Many industrial endeavors result in the creation of effluent or liquid waste which can be characterized as an oily substrate and which can require treatment for component recovery and potential reuse and/or disposal of waste components depending on environmental concerns. Many industrial processes economically depend upon recycle of component materials. Further, recent and proposed environmental laws and regulations increasingly place an environmental consciousness and stress upon producers of oily material waste, and regulations have changed causing disposal methods which had previously been acceptable to become unacceptable from an environmental viewpoint.
Oily substrates as wastes generally involve mixtures of water and oily materials such as hydrocarbons including potentially hazardous components such as polychlorinated biphenyls, benzene, toluene and the like and can additionally contain solids. A common source of such oily substrates is due to oil and gas industry activities in exploration, production, refining and petrochemical production. Oily substrates are created at the well head in deep well injection systems in the form of residue from drilling mud and production water. Oily substrates are also created in refineries in many different forms from water collected in storm sewers at a refinery to streams from the refining process. Oily substrates are also created in the cleaning of transport trucks and rail cars which move crude petroleum and oil products. Moreover, oily substrates are created in the same manner in chemical plants which involve the processing of petroleum products and which involve the manufacture of chemicals and chemical products for distribution and sale. Nearly all of these oily substrates have common characteristics. For example, they routinely contain, as components, solids, usually in a small amount, and oily materials which contaminate both the solids and water. Oily substrates also typically exist in the form of emulsions comprising solids, oily materials and water, or oil-in-water or water-in-oil emulsions. Water is normally present and at times can make up a large part of the oily substrates. The presence in these oily substrates, particularly of large amounts of water, often emulsified with the oily material present, compounds the difficulty and expense with respect to separating these materials into components for either recycle use or environmentally acceptable disposal.
Many attempts have been made to deal with this problem in order to be able to remove or separate the oily materials present, to recycle reusable components or, to dispose of environmentally detrimental materials and to limit the resultant liability of the generator or owner of the oily substrate as a waste and waste disposal site.
Several varieties of treatment techniques are known involving various solvents and approaches to remove or separate the components in oily substrate type effluent or hazardous waste. For example, one such attempt at separating materials for disposal is described in John H. Moses, "Use of Liquified Gas Solvent Extraction in Hazardous Waste Site", presented at the AICAG 1988 Summer National Meeting in Denver, Colo., August 1988, wherein sludges containing oil, water and solids are treated under high pressures with propane in a gaseous treatment process. The pressurized extraction of the oil or hydrocarbon is followed by a separation of water and solids with the propane solvent being recovered by flashing it off as a vapor in a flash tank. The solvent is then recovered, repressurized and returned to the process. This gaseous solvent process thus is distinguished from liquid solvent treatments which require separation by distillation. However, while simple in concept, the above-described process as well as other conventional processes are yet to be successfully applied to the clean-up of sludges, as, often the solids in sludges and oily substrates comprising solids in general tend to agglomerate when conventional treatment procedures are attempted thus trapping oily materials within the solids mass preventing contact with the solvent used for oily material removal.
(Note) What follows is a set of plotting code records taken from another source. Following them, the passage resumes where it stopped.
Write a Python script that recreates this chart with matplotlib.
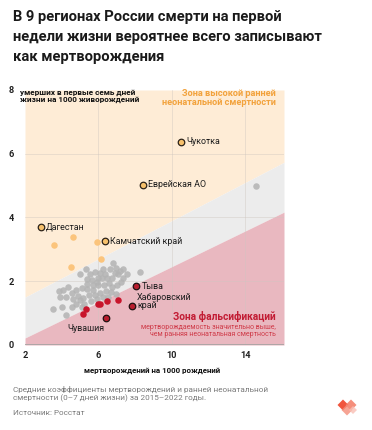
import matplotlib
matplotlib.use("Agg")
import matplotlib.pyplot as plt
import numpy as np
from matplotlib.patches import Polygon

plt.rcParams['font.family'] = ['Roboto', 'DejaVu Sans']

# ---- data ----
gray_x = [3.54, 3.99, 4.54, 4.21, 3.87, 4.08, 4.36, 3.90, 4.23, 4.63, 4.99, 4.77, 5.17,
          5.32, 5.80, 5.39, 5.66, 5.93, 6.17, 6.47, 6.80, 6.98, 6.89, 6.71, 7.07, 7.31,
          7.53, 8.25, 5.08, 5.39, 5.68, 5.99, 6.29, 6.58, 6.76, 7.02, 7.20, 5.50, 5.80,
          6.11, 6.40, 6.66, 6.95, 5.21, 5.62, 5.93, 6.26, 6.53, 4.99, 5.53, 6.08, 6.35,
          6.62, 5.35, 4.77, 4.54, 6.26, 5.99, 5.71, 4.90, 5.08, 7.16, 7.34, 14.55]
gray_y = [1.13, 1.19, 1.19, 0.95, 1.69, 1.74, 1.82, 1.51, 1.51, 1.45, 1.40, 1.30, 1.48,
          2.37, 2.29, 2.08, 2.04, 1.97, 2.11, 2.11, 2.58, 2.43, 2.27, 2.09, 2.22, 2.11,
          2.22, 2.29, 1.79, 1.76, 1.72, 1.87, 1.87, 1.93, 1.82, 1.89, 1.99, 1.58, 1.58,
          1.64, 1.68, 1.66, 1.61, 1.30, 1.37, 1.45, 1.51, 1.51, 2.22, 2.22, 2.27, 2.22,
          2.37, 1.90, 1.74, 1.64, 2.39, 2.11, 1.87, 1.55, 1.19, 2.32, 2.37, 4.99]

orange_x = [3.58, 4.63, 5.90, 4.50, 6.15]
orange_y = [3.14, 3.39, 3.24, 2.46, 2.71]

red_x = [7.07, 6.44, 6.08, 5.95, 5.32, 5.17]
red_y = [1.42, 1.37, 1.30, 1.30, 1.13, 0.96]

hi_names = ['Дагестан', 'Камчатский край', 'Чукотка', 'Еврейская АО']
hi_x = [2.85, 6.35, 10.5, 8.4]
hi_y = [3.71, 3.25, 6.38, 5.03]

fals_names = ['Тыва', 'Хабаровский\nкрай', 'Чувашия']
fals_x = [8.07, 7.80, 6.40]
fals_y = [1.85, 1.23, 0.86]

x_ticks = [2, 6, 10, 14]
y_ticks = [0, 2, 4, 6, 8]

# ---- figure ----
W, H = 372, 430
fig = plt.figure(figsize=(W / 100, H / 100), dpi=100)
fig.patch.set_facecolor('white')

ax = fig.add_axes([25 / W, 1 - 345 / H, (284 - 25) / W, (345 - 90) / H])
xmin, xmax = 2, 16.1
ax.set_xlim(xmin, xmax)
ax.set_ylim(0, 8)

xs = np.array([xmin, xmax])
upper = 1.5 + 0.3 * (xs - 2)
lower = 0.22 + 0.28 * (xs - 2)
ax.fill_between(xs, upper, 8, color='#feecd6', lw=0, zorder=0)
ax.fill_between(xs, lower, upper, color='#ececec', lw=0, zorder=0)
ax.fill_between(xs, 0, lower, color='#e9b8c0', lw=0, zorder=0)

for xv in x_ticks[1:]:
    ax.axvline(xv, color='#cfc6c0', lw=0.5, alpha=0.6, zorder=1)
for yv in y_ticks[1:-1]:
    ax.axhline(yv, color='#cfc6c0', lw=0.5, alpha=0.6, zorder=1)
ax.axhline(0, color='#a9a3a3', lw=2, zorder=2)

for s in ax.spines.values():
    s.set_visible(False)
ax.set_xticks(x_ticks)
ax.set_yticks(y_ticks)
ax.tick_params(length=0, labelsize=6.6, colors='#222222', pad=4)
for lab in ax.get_xticklabels() + ax.get_yticklabels():
    lab.set_fontweight('bold')
ax.tick_params(axis='y', pad=8)

ms = 22
ax.scatter(gray_x, gray_y, s=ms, color='#b3b3b3', alpha=0.85, lw=0, zorder=3)
ax.scatter(orange_x, orange_y, s=ms, color='#fbc47c', lw=0, zorder=3)
ax.scatter(red_x, red_y, s=ms, color='#c8152c', lw=0, zorder=3)
ax.scatter(hi_x, hi_y, s=ms, color='#f7c16c', edgecolor='#2b2118', lw=0.9, zorder=4)
ax.scatter(fals_x, fals_y, s=ms, color='#b81d2e', edgecolor='#1e1010', lw=0.9, zorder=4)

lab_fs = 6.4
for n, x, y in zip(hi_names, hi_x, hi_y):
    ax.annotate(n, (x, y), xytext=(4, 0), textcoords='offset points',
                ha='left', va='center', fontsize=lab_fs, color='#1d1d1d', zorder=5)
ax.annotate(fals_names[0], (fals_x[0], fals_y[0]), xytext=(4, 0), textcoords='offset points',
            ha='left', va='center', fontsize=lab_fs, color='#1d1d1d', zorder=5)
ax.annotate(fals_names[1], (fals_x[1], fals_y[1]), xytext=(4, 3), textcoords='offset points',
            ha='left', va='center', fontsize=lab_fs, color='#1d1d1d', zorder=5,
            linespacing=0.95)
ax.annotate(fals_names[2], (fals_x[2], fals_y[2]), xytext=(-1, -8), textcoords='offset points',
            ha='right', va='center', fontsize=lab_fs, color='#1d1d1d', zorder=5)

# zone texts
fig.text(276 / W, 1 - 98 / H, 'Зона высокой ранней\nнеонатальной смертности',
         ha='right', va='center', fontsize=6.6, fontweight='bold', color='#f2a23c',
         linespacing=1.1)
fig.text(276 / W, 1 - 316 / H, 'Зона фальсификаций', ha='right', va='center',
         fontsize=7.3, fontweight='bold', color='#c21c34')
fig.text(276 / W, 1 - 331 / H,
         'мертворождаемость значительно выше,\nчем ранняя неонатальная смертность',
         ha='right', va='center', fontsize=5.0, color='#cf3a48', linespacing=1.15)

# axis labels
fig.text(20 / W, 1 - 96 / H, 'умерших в первые семь дней\nжизни на 1000 живорождений',
         ha='left', va='center', fontsize=5.9, fontweight='bold', color='#111111',
         linespacing=1.0)
fig.text(152 / W, 1 - 370 / H, 'мертворождений на 1000 рождений', ha='center',
         va='center', fontsize=5.7, fontweight='bold', color='#111111')

# title
fig.text(13 / W, 1 - 37 / H,
         'В 9 регионах России смерти на первой\nнедели жизни вероятнее всего записывают\nкак мертворождения',
         ha='left', va='center', fontsize=10.6, fontweight='bold', color='#1a1a1a',
         linespacing=1.5)

# footer
fig.text(13 / W, 1 - 394 / H,
         'Средние коэффициенты мертворождений и ранней неонатальной\nсмертности (0–7 дней жизни) за 2015–2022 годы.',
         ha='left', va='center', fontsize=5.9, color='#7a7a7a', linespacing=1.1)
fig.text(13 / W, 1 - 413 / H, 'Источник: Росстат', ha='left', va='center',
         fontsize=5.9, color='#7a7a7a')

# logo
def diamond(cx, cy, r, color, alpha=1.0):
    pts = [(cx, cy + r), (cx + r, cy), (cx, cy - r), (cx - r, cy)]
    pts = [(px / W, 1 - py / H) for px, py in pts]
    fig.patches.append(Polygon(pts, closed=True, transform=fig.transFigure,
                               facecolor=color, edgecolor='none', alpha=alpha))

diamond(343, 405, 5.5, '#f0553d')
diamond(351, 405, 5.5, '#f47a64', 0.85)
diamond(347, 410, 5.5, '#f48e7a', 0.8)
diamond(353, 410, 4, '#f9c0b5', 0.8)

fig.savefig('out.png', dpi=100, facecolor='white')
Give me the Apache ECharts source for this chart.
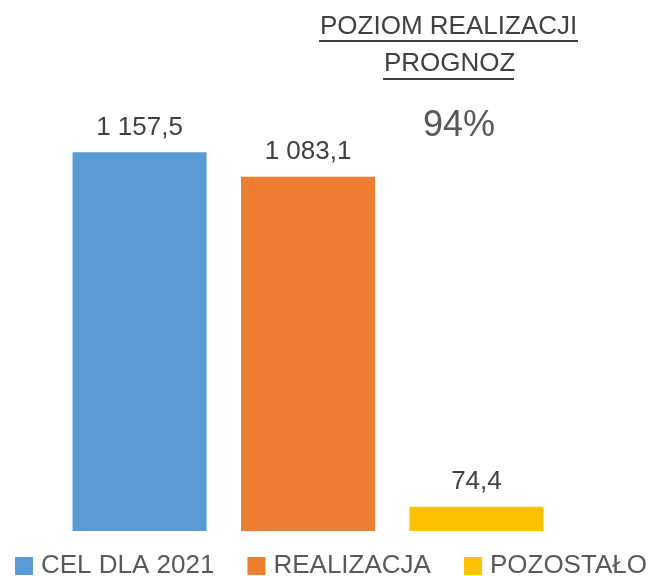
<!DOCTYPE html>
<html>
<head>
<meta charset="utf-8">
<script src="https://cdn.jsdelivr.net/npm/echarts@6/dist/echarts.min.js"></script>
<style>
  html, body { margin: 0; padding: 0; background: #fff; }
  #chart { width: 653px; height: 576px; }
</style>
</head>
<body>
<div id="chart"></div>
<script>
const categories = ['2021']
const seriesNames = ['CEL DLA 2021', 'REALIZACJA', 'POZOSTAŁO']
const seriesValues = [[1157.5], [1083.1], [74.4]]
const colors = ['#5B9BD5', '#ED7D31', '#FFC000']
const titleLines = ['POZIOM REALIZACJI', 'PROGNOZ']
const percentText = '94%'

const font = '"Liberation Sans", Arial, sans-serif'

// 1157.5 -> "1 157,5"
function fmt (v) {
  const parts = v.toFixed(1).split('.')
  const int = parts[0].replace(/\B(?=(\d{3})+(?!\d))/g, ' ')
  return int + ',' + parts[1]
}

const myChart = echarts.init(document.getElementById('chart'))
myChart.setOption({
  animation: false,
  color: colors,
  grid: { left: 0, right: 37, top: 73, bottom: 45 },
  legend: {
    top: 548,
    left: 10,
    itemWidth: 18,
    itemHeight: 18,
    itemGap: 33,
    icon: 'rect',
    data: seriesNames,
    textStyle: { fontFamily: font, fontSize: 26, color: '#595959', padding: [0, 0, 0, 3] }
  },
  xAxis: {
    type: 'category',
    data: categories,
    axisLine: { show: false },
    axisTick: { show: false },
    axisLabel: { show: false }
  },
  yAxis: {
    type: 'value',
    min: 0,
    max: 1400,
    show: false,
    splitLine: { show: false }
  },
  graphic: [
    {
      type: 'text',
      left: 320,
      top: 14,
      style: { text: titleLines[0], font: '26px ' + font, fill: '#404040' }
    },
    {
      type: 'line',
      shape: { x1: 319, y1: 41, x2: 578, y2: 41 },
      style: { stroke: '#404040', lineWidth: 2 }
    },
    {
      type: 'text',
      left: 384,
      top: 51,
      style: { text: titleLines[1], font: '26px ' + font, fill: '#404040' }
    },
    {
      type: 'line',
      shape: { x1: 383, y1: 79, x2: 514, y2: 79 },
      style: { stroke: '#404040', lineWidth: 2 }
    },
    {
      type: 'text',
      left: 423,
      top: 108,
      style: { text: percentText, font: '36px ' + font, fill: '#595959' }
    }
  ],
  series: seriesNames.map((name, i) => ({
    name: name,
    type: 'bar',
    barWidth: 134,
    barGap: '25.7%',
    data: seriesValues[i],
    label: {
      show: true,
      position: 'top',
      distance: 12,
      fontFamily: font,
      fontSize: 26,
      color: '#404040',
      formatter: p => fmt(p.value)
    }
  }))
})
</script>
</body>
</html>
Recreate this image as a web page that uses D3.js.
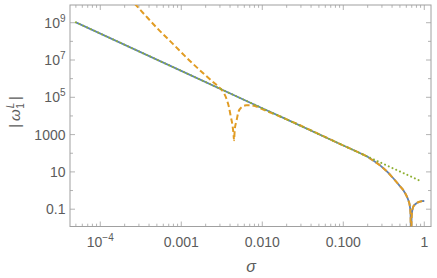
<!DOCTYPE html>
<html>
<head>
<meta charset="utf-8">
<script src="https://cdn.jsdelivr.net/npm/d3@7"></script>
<style>
  html, body { margin: 0; padding: 0; background: #ffffff; }
  svg { display: block; font-family: "Liberation Sans", Arial, sans-serif; }
</style>
</head>
<body>
<svg id="chart"></svg>
<script>
// values
const blueSigma = [5.0e-5, 1e-3, 1e-2, 0.1, 0.16, 0.178, 0.2, 0.224, 0.251, 0.282, 0.312, 0.355, 0.398, 0.435, 0.50, 0.551, 0.603, 0.634, 0.661, 0.676, 0.685, 0.70, 0.716, 0.731, 0.759, 0.794, 0.82, 0.871, 0.933, 1.0];
const blueOmega = [1.05e9, 2.6e6, 2.6e4, 262, 103, 83, 65, 46, 33, 23, 15.8, 9.5, 5.5, 3.55, 1.74, 1.05, 0.525, 0.31, 0.158, 0.063, 0.0025, 0.05, 0.10, 0.135, 0.17, 0.204, 0.224, 0.25, 0.27, 0.275];

const orangeSigma = [2.24e-4, 2.68e-4, 3.55e-4, 5.01e-4, 7.94e-4, 1.26e-3, 2.0e-3, 2.51e-3, 2.82e-3, 3.16e-3, 3.39e-3, 3.63e-3, 3.89e-3, 4.07e-3, 4.27e-3, 4.42e-3, 4.48e-3, 4.57e-3, 4.83e-3, 5.06e-3, 5.57e-3, 6.31e-3, 7.08e-3, 7.94e-3, 8.91e-3, 0.01, 0.0126, 0.0158, 0.02, 0.1, 0.16, 0.178, 0.2, 0.224, 0.251, 0.282, 0.312, 0.355, 0.398, 0.435, 0.50, 0.551, 0.603, 0.634, 0.661, 0.676, 0.685, 0.70, 0.716, 0.731, 0.759, 0.794, 0.82, 0.871, 0.933, 1.0];
const orangeOmega = [2.24e10, 1.0e10, 2.63e9, 5.25e8, 7.1e7, 9.5e6, 1.48e6, 6.2e5, 4.0e5, 2.5e5, 1.58e5, 7.9e4, 2.8e4, 1.0e4, 3.5e3, 1.0e3, 500, 1.8e3, 6.0e3, 1.6e4, 3.0e4, 3.7e4, 3.8e4, 3.5e4, 2.9e4, 2.3e4, 1.5e4, 1.02e4, 6.6e3, 262, 103, 83, 65, 46, 33, 23, 15.8, 9.5, 5.5, 3.55, 1.74, 1.05, 0.525, 0.31, 0.158, 0.063, 0.0025, 0.05, 0.10, 0.135, 0.17, 0.204, 0.224, 0.25, 0.27, 0.275];

const greenSigma = [5.0e-5, 1e-3, 1e-2, 0.1, 0.9];
const greenOmega = [1.05e9, 2.6e6, 2.6e4, 262, 3.25];

const xTickValues = [1e-4, 1e-3, 1e-2, 1e-1, 1];
const xTickLabels = [["10", "\u22124"], ["0.001"], ["0.010"], ["0.100"], ["1"]];
const yTickValues = [0.1, 10, 1000, 1e5, 1e7, 1e9];
const yTickLabels = [["0.1"], ["10"], ["1000"], ["10", "5"], ["10", "7"], ["10", "9"]];

const width = 437;
const height = 278;
const plotLeft = 70, plotRight = 431, plotTop = 5, plotBottom = 226.5;

const x = d3.scaleLog().domain([4.23e-5, 1.21]).range([plotLeft, plotRight]);
const y = d3.scaleLog().domain([0.0118, 8.9e9]).range([plotBottom, plotTop]);

const svg = d3.select("#chart").attr("width", width).attr("height", height);

svg.append("clipPath").attr("id", "plotclip")
  .append("rect")
  .attr("x", plotLeft).attr("y", plotTop)
  .attr("width", plotRight - plotLeft).attr("height", plotBottom - plotTop);

const frameColor = "#a0a0a0";
const textColor = "#5c5c5c";

// minor / major ticks
const xMinor = [];
for (let e = -5; e <= 0; e++) {
  for (let m = 1; m <= 9; m++) {
    const v = m * Math.pow(10, e);
    if (v >= x.domain()[0] && v <= x.domain()[1]) xMinor.push({ v, major: m === 1 });
  }
}
const yMinor = [];
for (let e = -1; e <= 9; e++) {
  yMinor.push({ v: Math.pow(10, e), major: e % 2 !== 0 });
}

const ticks = svg.append("g").attr("stroke", frameColor).attr("stroke-width", 0.8);
ticks.selectAll(".xb").data(xMinor).enter().append("line")
  .attr("x1", d => x(d.v)).attr("x2", d => x(d.v))
  .attr("y1", plotBottom).attr("y2", d => plotBottom - (d.major ? 5 : 2.8));
ticks.selectAll(".xt").data(xMinor).enter().append("line")
  .attr("x1", d => x(d.v)).attr("x2", d => x(d.v))
  .attr("y1", plotTop).attr("y2", d => plotTop + (d.major ? 5 : 2.8));
ticks.selectAll(".yl").data(yMinor).enter().append("line")
  .attr("y1", d => y(d.v)).attr("y2", d => y(d.v))
  .attr("x1", plotLeft).attr("x2", d => plotLeft + (d.major ? 5 : 3));
ticks.selectAll(".yr").data(yMinor).enter().append("line")
  .attr("y1", d => y(d.v)).attr("y2", d => y(d.v))
  .attr("x1", plotRight).attr("x2", d => plotRight - (d.major ? 5 : 3));

// frame
svg.append("rect")
  .attr("x", plotLeft).attr("y", plotTop)
  .attr("width", plotRight - plotLeft).attr("height", plotBottom - plotTop)
  .attr("fill", "none").attr("stroke", frameColor).attr("stroke-width", 1);

// tick labels
const xl = svg.append("g").attr("fill", textColor).attr("font-size", 14).attr("text-anchor", "middle");
xTickValues.forEach((v, i) => {
  const t = xl.append("text").attr("x", x(v)).attr("y", 246.5);
  t.append("tspan").text(xTickLabels[i][0]);
  if (xTickLabels[i][1]) {
    t.append("tspan").attr("dy", -6).attr("font-size", 10).text(xTickLabels[i][1]);
  }
});
const yl = svg.append("g").attr("fill", textColor).attr("font-size", 14).attr("text-anchor", "end");
yTickValues.forEach((v, i) => {
  const t = yl.append("text").attr("x", 65.5).attr("y", y(v) + 5);
  t.append("tspan").text(yTickLabels[i][0]);
  if (yTickLabels[i][1]) {
    t.append("tspan").attr("dy", -6).attr("font-size", 10).text(yTickLabels[i][1]);
  }
});

// axis labels
svg.append("text")
  .attr("x", 251).attr("y", 272)
  .attr("text-anchor", "middle").attr("font-size", 16)
  .attr("font-style", "italic").attr("fill", textColor)
  .text("\u03c3");

const ylab = svg.append("text")
  .attr("transform", "translate(19.5,112) rotate(-90)")
  .attr("text-anchor", "middle").attr("font-size", 15).attr("fill", textColor);
ylab.append("tspan").text("|");
ylab.append("tspan").attr("dx", 3).attr("font-style", "italic").text("\u03c9");
ylab.append("tspan").attr("dx", 1).attr("dy", -6).attr("font-size", 10).attr("font-style", "italic").text("L");
ylab.append("tspan").attr("dx", -6).attr("dy", 10).attr("font-size", 10).text("1");
ylab.append("tspan").attr("dx", 3).attr("dy", -4).text("|");

// curves
const line = d3.line()
  .x(d => x(d[0]))
  .y(d => y(d[1]))
  .curve(d3.curveMonotoneX);

const plot = svg.append("g").attr("clip-path", "url(#plotclip)").attr("fill", "none");

plot.append("path")
  .attr("d", line(d3.zip(blueSigma, blueOmega)))
  .attr("stroke", "#5e81b5").attr("stroke-width", 1.8);

plot.append("path")
  .attr("d", line(d3.zip(orangeSigma, orangeOmega)))
  .attr("stroke", "#e19c24").attr("stroke-width", 2)
  .attr("stroke-dasharray", "5.5,3");

plot.append("path")
  .attr("d", d3.line().x(d => x(d[0])).y(d => y(d[1]))(d3.zip(greenSigma, greenOmega)))
  .attr("stroke", "#8fb032").attr("stroke-width", 2)
  .attr("stroke-linecap", "round")
  .attr("stroke-dasharray", "0.1,4");
</script>
</body>
</html>
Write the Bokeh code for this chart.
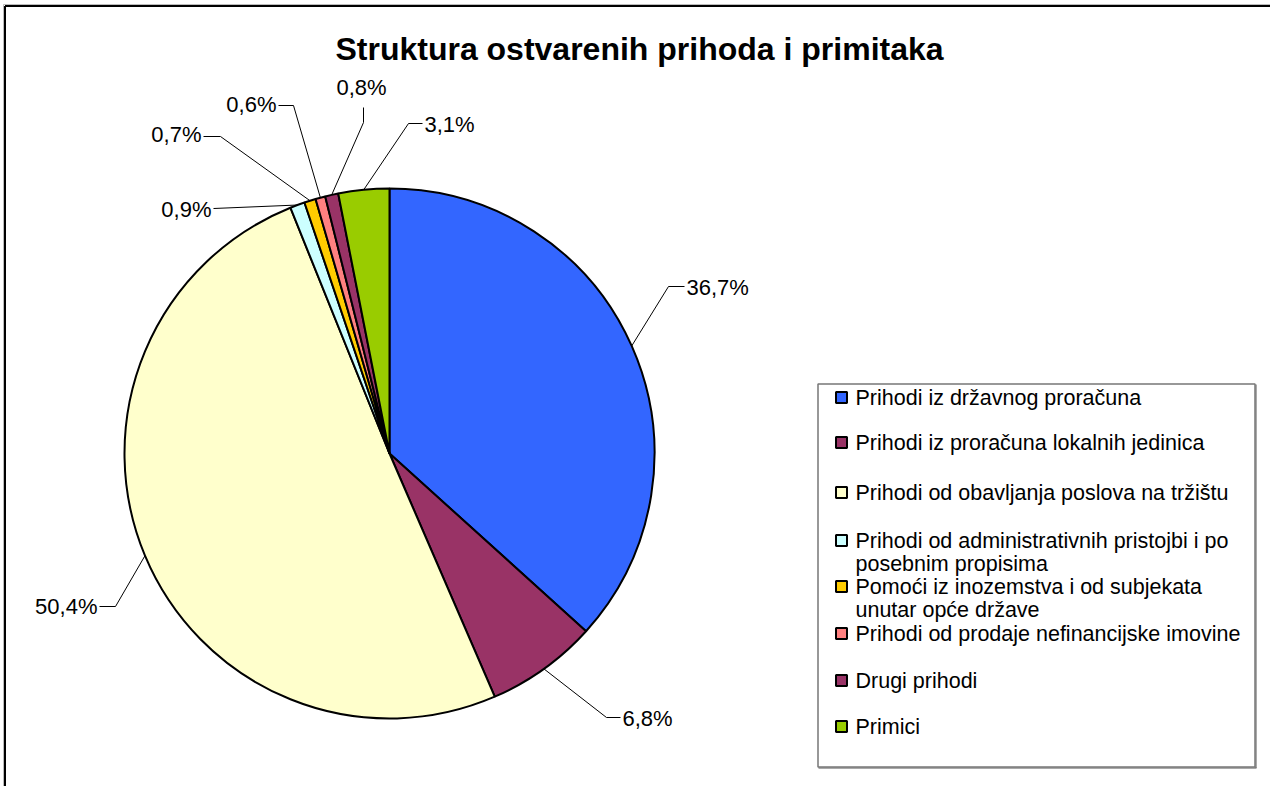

Although attempts made in the art to clean such oily material wastes have been admirable, problems still remain in connection with the processing of such materials in an environmentally safe manner for reuse or disposal. Heretofore, waste effluent and sludges in particular with oily materials present and containing large quantities of water could not be economically treated and the components thereof separated and such oily substrates are usually disposed of via land disposal techniques. However, current environmental legislation and regulations ban use in the future of land disposal techniques.
Also, oily substrates in the form of emulsions of oil-in-water and water-in-oil, for example formed during oil production operations or in petrochemical processing, also present heretofore unsolved treatment problems for recycle and waste disposals.
If treatment can occur at locations where oily substrates are generated and some of the components thereof, such as solids and water, can be disposed of on site after processing, considerable savings can result compared to hauling the oily substrate as a waste to another location for disposal.